*WHAT IS EXPECTED*. Reproduce the material word for word; the images stay out.

*PROVIDED DATA*.

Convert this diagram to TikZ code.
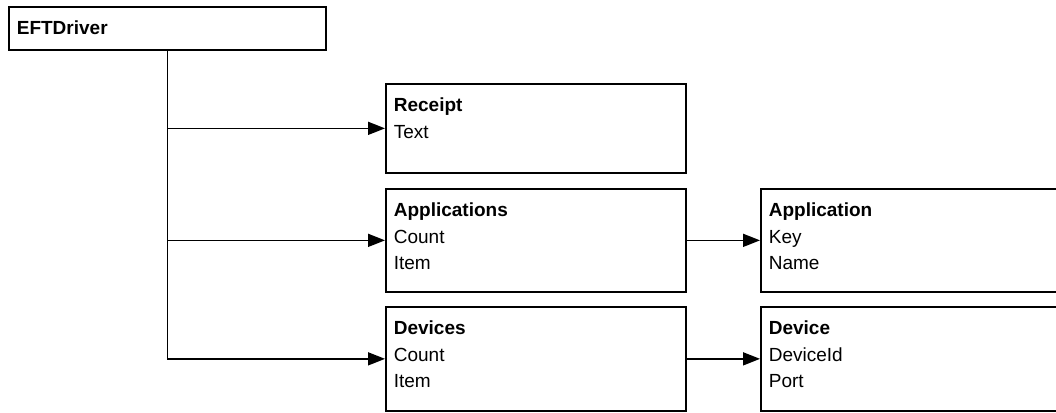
\documentclass[tikz,border=0pt]{standalone}
\usepackage{fontspec}
\setmainfont{Liberation Sans}
\usetikzlibrary{arrows.meta}
\newcommand{\boxfont}{\fontsize{19}{26.5}\selectfont}
\tikzset{
    classbox/.style={draw, line width=1.7pt, anchor=north west, align=left,
        inner xsep=8pt, inner ysep=14pt, text height=14pt, text depth=#1,
        text width=284pt, font=\boxfont},
    link/.style={line width=1.7pt, -{Triangle[length=17pt,width=13pt]}}
}

\begin{document}
\begin{tikzpicture}[x=1pt, y=-1pt]
    \useasboundingbox (0,0) rectangle (1056,412);
    \clip (0,0) rectangle (1056,412);

    \node[classbox=1pt, text width=301pt] (driver) at (8,6) {\textbf{EFTDriver}};
    \node[classbox=47pt] (receipt) at (385,83) {\textbf{Receipt}\\Text};
    \node[classbox=61pt] (apps) at (385,188) {\textbf{Applications}\\Count\\Item};
    \node[classbox=62pt] (devs) at (385,306) {\textbf{Devices}\\Count\\Item};
    \node[classbox=61pt] (app) at (760,188) {\textbf{Application}\\Key\\Name};
    \node[classbox=62pt] (dev) at (760,306) {\textbf{Device}\\DeviceId\\Port};

    % trunk and branches
    \draw[link] (driver.south) |- (devs.west);
    \draw[link] (driver.south |- receipt.west) -- (receipt.west);
    \draw[link] (driver.south |- apps.west) -- (apps.west);
    \draw[link] (apps.east) -- (app.west);
    \draw[link] (devs.east) -- (dev.west);
\end{tikzpicture}
\end{document}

*RESPONSE TO THIS TASK*.
Convert this diagram to TikZ code.
\documentclass[tikz,border=0pt]{standalone}
\usepackage{fontspec}
\setmainfont{Liberation Sans}
\usetikzlibrary{arrows.meta}
\newcommand{\boxfont}{\fontsize{19}{26.5}\selectfont}
\tikzset{
    classbox/.style={draw, line width=1.7pt, anchor=north west, align=left,
        inner xsep=8pt, inner ysep=14pt, text height=14pt, text depth=#1,
        text width=284pt, font=\boxfont},
    link/.style={line width=1.7pt, -{Triangle[length=17pt,width=13pt]}}
}

\begin{document}
\begin{tikzpicture}[x=1pt, y=-1pt]
    \useasboundingbox (0,0) rectangle (1056,412);
    \clip (0,0) rectangle (1056,412);

    \node[classbox=1pt, text width=301pt] (driver) at (8,6) {\textbf{EFTDriver}};
    \node[classbox=47pt] (receipt) at (385,83) {\textbf{Receipt}\\Text};
    \node[classbox=61pt] (apps) at (385,188) {\textbf{Applications}\\Count\\Item};
    \node[classbox=62pt] (devs) at (385,306) {\textbf{Devices}\\Count\\Item};
    \node[classbox=61pt] (app) at (760,188) {\textbf{Application}\\Key\\Name};
    \node[classbox=62pt] (dev) at (760,306) {\textbf{Device}\\DeviceId\\Port};

    % trunk and branches
    \draw[link] (driver.south) |- (devs.west);
    \draw[link] (driver.south |- receipt.west) -- (receipt.west);
    \draw[link] (driver.south |- apps.west) -- (apps.west);
    \draw[link] (apps.east) -- (app.west);
    \draw[link] (devs.east) -- (dev.west);
\end{tikzpicture}
\end{document}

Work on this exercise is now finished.